Pizza Grana (Wheat Pie)
Pizza grana, or wheat pie is an Italian Easter tradition. And what better place to learn how to make it than Palazzone 1960 in Wayne NJ? Chef and owner Giancarlo Palazzone was kind enough to share his family's recipe with us! If you've never been to Palazzone 1960, you MUST try it! From the moment I walked in there it felt like staying with family in Italy. Not only are the Palazzone's from the same town where my cousin was Bishop (yes, I have a cousin who is a Bishop.) - their chef's name is Di Falco!! How could it NOT feel like home!? Their food is truly Italian; their pastries are, as Giancarlo says, made like grandma did 50-100 years ago. And you can taste it! And of course, you'll find most of North Jersey's Italian-American population in there on any given afternoon for their daily espresso. Simply by walking through the door, you can cross the Atlantic and land in Italy.

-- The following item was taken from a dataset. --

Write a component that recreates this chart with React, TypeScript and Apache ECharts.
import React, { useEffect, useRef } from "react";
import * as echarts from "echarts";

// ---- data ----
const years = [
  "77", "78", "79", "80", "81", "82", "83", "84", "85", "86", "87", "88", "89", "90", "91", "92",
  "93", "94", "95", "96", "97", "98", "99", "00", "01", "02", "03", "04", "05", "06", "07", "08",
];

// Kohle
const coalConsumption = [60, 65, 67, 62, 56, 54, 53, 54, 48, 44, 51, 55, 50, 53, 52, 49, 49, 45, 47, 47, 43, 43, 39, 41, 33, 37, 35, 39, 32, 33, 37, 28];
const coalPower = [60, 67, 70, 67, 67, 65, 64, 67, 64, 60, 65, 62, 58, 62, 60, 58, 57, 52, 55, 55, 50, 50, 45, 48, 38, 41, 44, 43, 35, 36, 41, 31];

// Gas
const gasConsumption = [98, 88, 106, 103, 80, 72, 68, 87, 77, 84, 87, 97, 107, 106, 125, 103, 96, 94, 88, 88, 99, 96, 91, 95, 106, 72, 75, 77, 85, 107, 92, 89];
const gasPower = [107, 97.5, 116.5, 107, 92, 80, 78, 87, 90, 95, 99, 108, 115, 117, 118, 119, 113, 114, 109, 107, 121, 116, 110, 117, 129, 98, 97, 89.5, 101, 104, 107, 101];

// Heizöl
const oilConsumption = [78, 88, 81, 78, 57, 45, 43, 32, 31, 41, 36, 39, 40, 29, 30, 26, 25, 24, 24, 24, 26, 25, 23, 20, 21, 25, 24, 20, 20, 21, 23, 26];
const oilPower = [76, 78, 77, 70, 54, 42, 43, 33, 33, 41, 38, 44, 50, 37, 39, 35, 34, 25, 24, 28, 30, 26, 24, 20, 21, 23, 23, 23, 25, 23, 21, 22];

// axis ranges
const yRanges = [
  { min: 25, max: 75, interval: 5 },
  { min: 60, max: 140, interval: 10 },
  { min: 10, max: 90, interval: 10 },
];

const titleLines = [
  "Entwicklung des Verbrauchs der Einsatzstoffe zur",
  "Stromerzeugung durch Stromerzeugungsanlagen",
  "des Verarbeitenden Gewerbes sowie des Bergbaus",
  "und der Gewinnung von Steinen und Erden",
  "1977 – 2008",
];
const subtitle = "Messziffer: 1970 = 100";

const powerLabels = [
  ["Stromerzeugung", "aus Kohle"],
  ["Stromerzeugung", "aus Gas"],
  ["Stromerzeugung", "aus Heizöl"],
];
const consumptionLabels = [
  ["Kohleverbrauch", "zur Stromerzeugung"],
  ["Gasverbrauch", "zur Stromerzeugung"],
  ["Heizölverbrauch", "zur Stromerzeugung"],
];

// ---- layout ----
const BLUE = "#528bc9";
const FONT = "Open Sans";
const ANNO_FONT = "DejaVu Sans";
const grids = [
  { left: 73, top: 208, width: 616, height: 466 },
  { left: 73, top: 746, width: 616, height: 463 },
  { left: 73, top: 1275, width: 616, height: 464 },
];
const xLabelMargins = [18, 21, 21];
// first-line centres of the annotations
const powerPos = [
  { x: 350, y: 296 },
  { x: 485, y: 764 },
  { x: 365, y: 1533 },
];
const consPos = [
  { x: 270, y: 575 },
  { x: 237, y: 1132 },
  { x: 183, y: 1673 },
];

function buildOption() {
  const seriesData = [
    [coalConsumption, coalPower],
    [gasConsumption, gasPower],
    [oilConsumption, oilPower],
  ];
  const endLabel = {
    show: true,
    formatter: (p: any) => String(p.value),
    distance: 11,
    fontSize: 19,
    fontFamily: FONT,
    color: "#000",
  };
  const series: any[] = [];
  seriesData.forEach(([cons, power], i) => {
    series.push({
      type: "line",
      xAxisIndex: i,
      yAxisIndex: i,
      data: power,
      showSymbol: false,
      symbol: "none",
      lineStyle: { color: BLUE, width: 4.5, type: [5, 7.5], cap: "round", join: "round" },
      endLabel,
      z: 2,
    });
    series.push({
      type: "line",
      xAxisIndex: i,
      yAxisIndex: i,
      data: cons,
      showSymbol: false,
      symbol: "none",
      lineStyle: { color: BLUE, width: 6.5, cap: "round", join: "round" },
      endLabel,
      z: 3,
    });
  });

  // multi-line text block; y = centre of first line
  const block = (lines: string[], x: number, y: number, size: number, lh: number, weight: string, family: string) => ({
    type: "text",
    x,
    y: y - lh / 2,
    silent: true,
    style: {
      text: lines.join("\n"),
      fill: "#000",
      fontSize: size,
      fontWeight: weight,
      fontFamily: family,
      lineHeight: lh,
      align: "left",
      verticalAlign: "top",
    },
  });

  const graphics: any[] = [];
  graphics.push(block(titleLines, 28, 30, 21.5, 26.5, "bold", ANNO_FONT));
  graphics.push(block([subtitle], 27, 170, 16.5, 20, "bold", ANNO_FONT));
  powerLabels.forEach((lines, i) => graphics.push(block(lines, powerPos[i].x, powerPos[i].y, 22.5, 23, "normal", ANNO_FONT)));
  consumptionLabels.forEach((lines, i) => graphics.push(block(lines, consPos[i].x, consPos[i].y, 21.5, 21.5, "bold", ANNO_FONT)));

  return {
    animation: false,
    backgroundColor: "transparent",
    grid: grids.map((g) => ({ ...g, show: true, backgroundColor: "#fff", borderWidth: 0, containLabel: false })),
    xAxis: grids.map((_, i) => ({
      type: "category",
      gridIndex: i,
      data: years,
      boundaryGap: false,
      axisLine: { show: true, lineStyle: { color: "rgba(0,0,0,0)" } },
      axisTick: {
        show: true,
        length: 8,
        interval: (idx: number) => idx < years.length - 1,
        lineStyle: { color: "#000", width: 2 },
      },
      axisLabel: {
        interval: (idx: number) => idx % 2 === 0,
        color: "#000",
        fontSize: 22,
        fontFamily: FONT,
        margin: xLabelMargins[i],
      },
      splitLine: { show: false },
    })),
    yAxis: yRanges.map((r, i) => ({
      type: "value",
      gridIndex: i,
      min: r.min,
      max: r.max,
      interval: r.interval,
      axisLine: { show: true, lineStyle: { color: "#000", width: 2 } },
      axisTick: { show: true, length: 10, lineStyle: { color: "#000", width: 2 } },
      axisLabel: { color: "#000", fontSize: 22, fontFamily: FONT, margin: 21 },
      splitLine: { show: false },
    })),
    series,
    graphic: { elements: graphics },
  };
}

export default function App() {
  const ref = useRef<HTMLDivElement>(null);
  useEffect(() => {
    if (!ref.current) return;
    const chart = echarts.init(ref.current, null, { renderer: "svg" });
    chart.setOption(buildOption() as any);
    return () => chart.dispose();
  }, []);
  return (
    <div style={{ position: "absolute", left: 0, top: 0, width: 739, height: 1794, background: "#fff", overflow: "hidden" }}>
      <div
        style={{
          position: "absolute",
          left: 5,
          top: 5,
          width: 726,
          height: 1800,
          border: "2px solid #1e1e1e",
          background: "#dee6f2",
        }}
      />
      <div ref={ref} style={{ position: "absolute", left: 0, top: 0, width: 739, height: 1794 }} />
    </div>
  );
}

The pizza grana or pastiera di grano (everyone has their own version of the title) was born in Naples over 300 years ago. Legend has it, Naples had a queen who never smiled - except when she tasted wheat pie! So the King declared it had to be eaten every year, so at least once a year, he could see his wife smile. Italians love a good food legend.
For me, the wheat pie always reminds me of my grandmother. Not that she made it, because it IS a project. But she ALWAYS brought one to Easter dinner. And my Dad and I love it still. It's just another reason to love Palazzone and their traditional ways of cooking and baking. Now we always grab one from them for our Easter dinner - although this year, I'm thinking of giving this recipe a spin at home! I hope you'll try it too and make it part of your family's tradition!

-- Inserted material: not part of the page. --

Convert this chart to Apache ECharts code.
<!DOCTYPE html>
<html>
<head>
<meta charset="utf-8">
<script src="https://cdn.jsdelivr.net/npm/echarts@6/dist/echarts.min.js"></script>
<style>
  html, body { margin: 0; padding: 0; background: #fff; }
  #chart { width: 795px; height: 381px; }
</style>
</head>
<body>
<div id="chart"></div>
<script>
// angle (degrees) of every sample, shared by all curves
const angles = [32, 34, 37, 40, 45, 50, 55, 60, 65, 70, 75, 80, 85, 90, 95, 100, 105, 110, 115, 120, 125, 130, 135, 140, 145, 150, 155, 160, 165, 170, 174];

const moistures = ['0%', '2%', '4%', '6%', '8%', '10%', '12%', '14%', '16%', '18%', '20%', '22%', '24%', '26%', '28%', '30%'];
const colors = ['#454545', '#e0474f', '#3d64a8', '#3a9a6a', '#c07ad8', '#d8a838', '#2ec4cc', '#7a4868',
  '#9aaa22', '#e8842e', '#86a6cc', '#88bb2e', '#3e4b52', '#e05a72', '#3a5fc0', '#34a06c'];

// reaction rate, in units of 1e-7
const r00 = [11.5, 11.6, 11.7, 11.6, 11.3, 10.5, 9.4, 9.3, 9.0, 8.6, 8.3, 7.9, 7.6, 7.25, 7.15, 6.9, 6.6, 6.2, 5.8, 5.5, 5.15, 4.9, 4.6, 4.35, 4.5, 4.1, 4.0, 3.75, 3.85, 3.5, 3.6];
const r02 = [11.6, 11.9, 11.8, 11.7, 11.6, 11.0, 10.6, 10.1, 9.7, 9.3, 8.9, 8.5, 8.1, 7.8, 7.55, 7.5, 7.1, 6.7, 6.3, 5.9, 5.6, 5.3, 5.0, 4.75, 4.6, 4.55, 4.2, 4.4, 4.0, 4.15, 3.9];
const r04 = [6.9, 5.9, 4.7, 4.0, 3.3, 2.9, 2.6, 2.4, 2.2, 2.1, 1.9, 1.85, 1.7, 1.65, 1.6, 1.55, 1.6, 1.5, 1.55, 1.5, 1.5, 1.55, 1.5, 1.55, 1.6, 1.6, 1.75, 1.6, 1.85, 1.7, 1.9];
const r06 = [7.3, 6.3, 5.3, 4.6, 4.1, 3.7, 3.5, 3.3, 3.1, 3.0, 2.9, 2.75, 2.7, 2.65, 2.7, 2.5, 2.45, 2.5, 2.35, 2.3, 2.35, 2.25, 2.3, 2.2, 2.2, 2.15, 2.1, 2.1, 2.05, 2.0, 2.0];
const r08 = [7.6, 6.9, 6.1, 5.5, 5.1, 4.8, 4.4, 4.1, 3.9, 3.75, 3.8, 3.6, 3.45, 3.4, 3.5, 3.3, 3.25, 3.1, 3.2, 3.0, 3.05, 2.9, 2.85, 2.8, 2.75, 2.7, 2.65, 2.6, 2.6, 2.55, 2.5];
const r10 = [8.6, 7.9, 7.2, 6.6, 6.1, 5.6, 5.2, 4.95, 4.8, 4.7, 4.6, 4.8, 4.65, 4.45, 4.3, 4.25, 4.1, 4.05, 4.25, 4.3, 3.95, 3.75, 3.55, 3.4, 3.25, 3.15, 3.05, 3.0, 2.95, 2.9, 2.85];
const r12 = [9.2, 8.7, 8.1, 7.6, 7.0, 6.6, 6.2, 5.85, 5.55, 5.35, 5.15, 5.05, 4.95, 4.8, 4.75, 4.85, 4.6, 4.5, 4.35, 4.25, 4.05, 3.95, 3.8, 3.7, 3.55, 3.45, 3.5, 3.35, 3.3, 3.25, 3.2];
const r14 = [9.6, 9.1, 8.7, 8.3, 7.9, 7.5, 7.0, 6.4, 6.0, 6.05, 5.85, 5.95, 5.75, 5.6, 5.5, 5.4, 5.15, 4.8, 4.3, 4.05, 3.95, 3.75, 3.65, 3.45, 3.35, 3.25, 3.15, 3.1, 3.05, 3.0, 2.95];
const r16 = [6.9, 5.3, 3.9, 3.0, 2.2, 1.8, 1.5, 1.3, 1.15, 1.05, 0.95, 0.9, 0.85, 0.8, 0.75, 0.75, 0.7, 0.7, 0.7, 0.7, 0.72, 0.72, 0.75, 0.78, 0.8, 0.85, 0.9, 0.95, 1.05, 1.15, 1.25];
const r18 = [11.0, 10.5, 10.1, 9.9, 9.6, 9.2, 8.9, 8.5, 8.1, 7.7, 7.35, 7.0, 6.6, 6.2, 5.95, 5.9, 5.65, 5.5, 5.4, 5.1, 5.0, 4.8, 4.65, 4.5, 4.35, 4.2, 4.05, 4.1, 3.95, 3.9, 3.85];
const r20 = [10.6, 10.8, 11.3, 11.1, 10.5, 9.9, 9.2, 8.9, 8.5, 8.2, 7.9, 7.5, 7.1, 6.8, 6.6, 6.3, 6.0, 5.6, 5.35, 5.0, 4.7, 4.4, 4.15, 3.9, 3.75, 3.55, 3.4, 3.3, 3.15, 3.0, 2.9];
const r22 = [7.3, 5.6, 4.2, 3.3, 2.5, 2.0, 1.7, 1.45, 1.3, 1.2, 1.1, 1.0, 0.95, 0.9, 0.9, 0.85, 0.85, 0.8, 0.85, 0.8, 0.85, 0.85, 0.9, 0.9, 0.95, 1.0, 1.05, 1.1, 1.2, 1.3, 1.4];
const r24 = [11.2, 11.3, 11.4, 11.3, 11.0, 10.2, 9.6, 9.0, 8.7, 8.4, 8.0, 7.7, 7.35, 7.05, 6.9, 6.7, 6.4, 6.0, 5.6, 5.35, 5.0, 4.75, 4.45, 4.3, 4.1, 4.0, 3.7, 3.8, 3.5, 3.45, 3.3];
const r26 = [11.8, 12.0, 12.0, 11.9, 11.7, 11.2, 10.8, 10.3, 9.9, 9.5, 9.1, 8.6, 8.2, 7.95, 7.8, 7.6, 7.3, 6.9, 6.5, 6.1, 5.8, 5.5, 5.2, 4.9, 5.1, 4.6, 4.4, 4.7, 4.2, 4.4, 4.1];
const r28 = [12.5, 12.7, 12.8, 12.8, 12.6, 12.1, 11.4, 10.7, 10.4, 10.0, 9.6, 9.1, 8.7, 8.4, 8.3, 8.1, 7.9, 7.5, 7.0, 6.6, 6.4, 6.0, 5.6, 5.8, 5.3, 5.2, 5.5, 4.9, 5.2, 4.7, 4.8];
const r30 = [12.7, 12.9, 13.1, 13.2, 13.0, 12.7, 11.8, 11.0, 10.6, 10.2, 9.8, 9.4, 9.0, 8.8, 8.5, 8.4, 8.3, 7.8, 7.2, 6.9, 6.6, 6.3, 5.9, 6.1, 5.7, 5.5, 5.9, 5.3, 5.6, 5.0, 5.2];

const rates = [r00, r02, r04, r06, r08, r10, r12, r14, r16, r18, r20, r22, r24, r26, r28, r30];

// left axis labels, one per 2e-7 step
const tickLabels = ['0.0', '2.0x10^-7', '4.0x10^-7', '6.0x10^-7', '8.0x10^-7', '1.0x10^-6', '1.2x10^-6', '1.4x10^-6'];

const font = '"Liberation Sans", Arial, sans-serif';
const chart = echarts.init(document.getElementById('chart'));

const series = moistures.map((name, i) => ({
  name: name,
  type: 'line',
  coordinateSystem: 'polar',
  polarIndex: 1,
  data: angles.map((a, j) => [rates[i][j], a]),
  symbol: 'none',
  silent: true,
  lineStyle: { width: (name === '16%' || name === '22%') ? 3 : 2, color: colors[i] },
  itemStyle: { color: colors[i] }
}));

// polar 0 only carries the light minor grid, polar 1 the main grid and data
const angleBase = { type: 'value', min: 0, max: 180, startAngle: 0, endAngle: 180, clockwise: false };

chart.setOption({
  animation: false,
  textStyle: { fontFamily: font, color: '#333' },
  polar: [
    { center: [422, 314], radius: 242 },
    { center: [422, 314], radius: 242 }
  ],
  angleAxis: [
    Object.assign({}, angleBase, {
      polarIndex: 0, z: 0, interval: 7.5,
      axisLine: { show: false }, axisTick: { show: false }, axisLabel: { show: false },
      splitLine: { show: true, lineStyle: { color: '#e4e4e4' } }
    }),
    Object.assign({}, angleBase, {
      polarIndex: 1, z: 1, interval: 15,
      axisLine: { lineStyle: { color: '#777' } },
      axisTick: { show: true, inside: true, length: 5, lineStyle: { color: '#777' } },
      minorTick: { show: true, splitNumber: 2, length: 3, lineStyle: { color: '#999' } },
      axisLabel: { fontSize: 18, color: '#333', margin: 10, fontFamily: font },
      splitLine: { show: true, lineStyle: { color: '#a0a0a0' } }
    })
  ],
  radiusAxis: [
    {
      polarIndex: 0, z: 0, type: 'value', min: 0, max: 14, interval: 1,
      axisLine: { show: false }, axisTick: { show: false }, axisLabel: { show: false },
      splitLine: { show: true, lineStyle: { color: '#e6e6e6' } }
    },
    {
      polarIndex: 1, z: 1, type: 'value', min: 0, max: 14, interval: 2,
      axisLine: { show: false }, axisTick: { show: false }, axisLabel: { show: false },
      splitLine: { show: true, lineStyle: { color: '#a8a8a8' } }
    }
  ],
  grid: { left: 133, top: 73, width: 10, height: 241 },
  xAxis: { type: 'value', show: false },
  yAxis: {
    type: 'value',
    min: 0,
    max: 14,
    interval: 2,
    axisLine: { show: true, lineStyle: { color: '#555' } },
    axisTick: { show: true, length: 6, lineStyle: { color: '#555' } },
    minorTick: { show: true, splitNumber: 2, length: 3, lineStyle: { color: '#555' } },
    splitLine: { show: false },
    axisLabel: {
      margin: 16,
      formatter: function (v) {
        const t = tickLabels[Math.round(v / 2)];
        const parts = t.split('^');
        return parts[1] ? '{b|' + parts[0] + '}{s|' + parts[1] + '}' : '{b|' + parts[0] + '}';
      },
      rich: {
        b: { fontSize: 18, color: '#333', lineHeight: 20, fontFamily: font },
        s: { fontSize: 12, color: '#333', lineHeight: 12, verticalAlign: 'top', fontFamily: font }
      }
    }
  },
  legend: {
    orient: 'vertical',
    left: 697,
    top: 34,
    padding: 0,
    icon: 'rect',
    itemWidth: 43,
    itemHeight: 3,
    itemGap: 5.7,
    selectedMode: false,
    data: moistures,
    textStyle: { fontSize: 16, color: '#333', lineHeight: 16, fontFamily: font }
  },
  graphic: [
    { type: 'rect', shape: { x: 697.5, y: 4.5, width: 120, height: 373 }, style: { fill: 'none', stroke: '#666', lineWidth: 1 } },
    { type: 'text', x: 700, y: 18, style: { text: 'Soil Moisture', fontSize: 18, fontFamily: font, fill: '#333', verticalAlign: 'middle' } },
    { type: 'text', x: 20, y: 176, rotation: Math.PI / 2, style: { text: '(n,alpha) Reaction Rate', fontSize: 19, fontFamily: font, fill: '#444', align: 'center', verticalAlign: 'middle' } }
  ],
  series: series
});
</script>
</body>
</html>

Buon Appetito! Buona Pasqua!
Makes 2, 8-inch pies
For the Grain
2 C. wheat berries, cooked (you can purchase these jarred at Palazzone or here)
2/3 C. milk
1/3 C. butter
For The Crust
1 2/3 C. butter, room temperature
1 1/3 C. sugar
1/8 C. honey
zest of 1/2 a lemon
2 tsp. vanilla extract
1 tsp. salt
2 tsp. baking powder
2 1/2 C. flour
For the Pies
2 C. prepared grain
2 2/3 C. fresh ricotta, whipped
1 2/3 C. sugar
2/3 C. custard cream (OR add an additional 3 egg yolks)

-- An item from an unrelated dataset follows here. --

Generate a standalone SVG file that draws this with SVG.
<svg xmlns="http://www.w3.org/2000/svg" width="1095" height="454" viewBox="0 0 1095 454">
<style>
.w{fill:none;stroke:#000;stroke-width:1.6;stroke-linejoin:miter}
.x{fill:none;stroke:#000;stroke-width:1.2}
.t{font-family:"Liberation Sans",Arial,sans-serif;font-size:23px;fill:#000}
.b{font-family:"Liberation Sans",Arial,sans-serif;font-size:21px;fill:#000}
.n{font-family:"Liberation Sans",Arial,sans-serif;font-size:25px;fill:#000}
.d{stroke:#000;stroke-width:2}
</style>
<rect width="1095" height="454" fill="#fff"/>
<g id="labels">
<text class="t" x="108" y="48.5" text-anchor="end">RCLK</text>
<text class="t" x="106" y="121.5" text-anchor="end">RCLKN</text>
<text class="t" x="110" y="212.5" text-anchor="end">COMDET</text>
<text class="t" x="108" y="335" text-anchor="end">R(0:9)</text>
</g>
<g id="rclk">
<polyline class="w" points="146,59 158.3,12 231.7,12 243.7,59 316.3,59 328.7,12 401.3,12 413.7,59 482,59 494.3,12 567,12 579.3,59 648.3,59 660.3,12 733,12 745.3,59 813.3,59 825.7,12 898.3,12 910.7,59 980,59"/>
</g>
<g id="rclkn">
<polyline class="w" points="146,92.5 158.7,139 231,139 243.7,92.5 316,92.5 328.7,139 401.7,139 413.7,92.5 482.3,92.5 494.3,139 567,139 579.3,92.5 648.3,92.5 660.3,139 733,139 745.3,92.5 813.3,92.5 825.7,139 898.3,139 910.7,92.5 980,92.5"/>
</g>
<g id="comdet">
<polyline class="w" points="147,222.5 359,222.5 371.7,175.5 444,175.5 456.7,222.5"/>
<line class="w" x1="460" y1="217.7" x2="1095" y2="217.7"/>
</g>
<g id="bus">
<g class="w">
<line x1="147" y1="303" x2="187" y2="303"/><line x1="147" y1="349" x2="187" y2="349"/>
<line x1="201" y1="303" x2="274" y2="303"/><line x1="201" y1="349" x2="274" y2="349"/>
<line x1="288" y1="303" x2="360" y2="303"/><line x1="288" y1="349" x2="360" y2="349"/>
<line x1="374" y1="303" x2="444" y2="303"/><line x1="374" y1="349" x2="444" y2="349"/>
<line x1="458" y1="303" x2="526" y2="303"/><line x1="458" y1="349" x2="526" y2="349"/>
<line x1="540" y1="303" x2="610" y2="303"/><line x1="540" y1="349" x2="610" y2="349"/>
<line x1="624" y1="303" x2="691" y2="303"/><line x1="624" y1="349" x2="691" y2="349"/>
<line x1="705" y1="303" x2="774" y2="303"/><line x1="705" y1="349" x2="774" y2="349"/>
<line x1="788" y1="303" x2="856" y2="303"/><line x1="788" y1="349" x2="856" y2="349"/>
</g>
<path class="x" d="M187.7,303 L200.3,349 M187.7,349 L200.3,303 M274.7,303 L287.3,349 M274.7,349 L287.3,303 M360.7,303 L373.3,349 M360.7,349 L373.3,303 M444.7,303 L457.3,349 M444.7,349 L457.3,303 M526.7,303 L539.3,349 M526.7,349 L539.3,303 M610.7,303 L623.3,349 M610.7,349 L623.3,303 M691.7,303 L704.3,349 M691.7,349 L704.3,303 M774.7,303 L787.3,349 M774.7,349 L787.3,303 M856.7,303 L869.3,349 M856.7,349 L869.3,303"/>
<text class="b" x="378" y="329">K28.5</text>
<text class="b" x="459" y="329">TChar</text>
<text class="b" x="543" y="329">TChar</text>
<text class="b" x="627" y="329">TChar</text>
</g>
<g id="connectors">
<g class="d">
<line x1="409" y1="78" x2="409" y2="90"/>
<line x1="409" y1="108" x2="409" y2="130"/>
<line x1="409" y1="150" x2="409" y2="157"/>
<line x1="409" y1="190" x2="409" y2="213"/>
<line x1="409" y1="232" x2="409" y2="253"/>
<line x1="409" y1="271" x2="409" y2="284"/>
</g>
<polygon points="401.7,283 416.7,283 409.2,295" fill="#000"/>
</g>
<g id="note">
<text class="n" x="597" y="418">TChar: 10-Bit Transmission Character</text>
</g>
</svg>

1/2 C. candied citrus (These can be found at Corrado's or here)
zest of 1 orange
zest of 1/2 lemon
1 tsp. cinnamon
To Make the Grain:
Combine all ingredients in a sauce pan.
Bring to a boil.
Stir and remove from the heat. Allow to cool completely before using. Can be stored in the refrigerator overnight.
To Make the Crust:
Cream together butter and sugar.
Add in honey, vanilla, lemon zest, and baking powder. Beat until smooth.
Add the eggs and salt. Beat until smooth.
Mix baking powder and flour. Add to the mixture until just incorporated. Work the dough as little as possible.
Form into a ball, wrap in plastic and refrigerate for at least 30 minutes, and up to overnight. Allow to rest on the counter for 10 minutes before rolling out to 1/4 inch thick. Place dough in bottom of pie plates. Prick pastry all over with a fork. Save any scraps to put on top. Set aside.
To Make The Pies:
Beat together ricotta, sugar and custard (if using).
Add in the eggs and beat until smooth.
Mix in cooked grain and zests.
Finally add in vanilla, cinnamon and candied orange.
Pour into prepared pans. Create a cross-hatch pattern over the top with any left over pastry dough.
Bake at 350 for 50 minutes. Turn off the oven and allow the pies to sit in the warm oven for another 30 minutes. Remove and allow to cool. Top with powdered sugar before serving.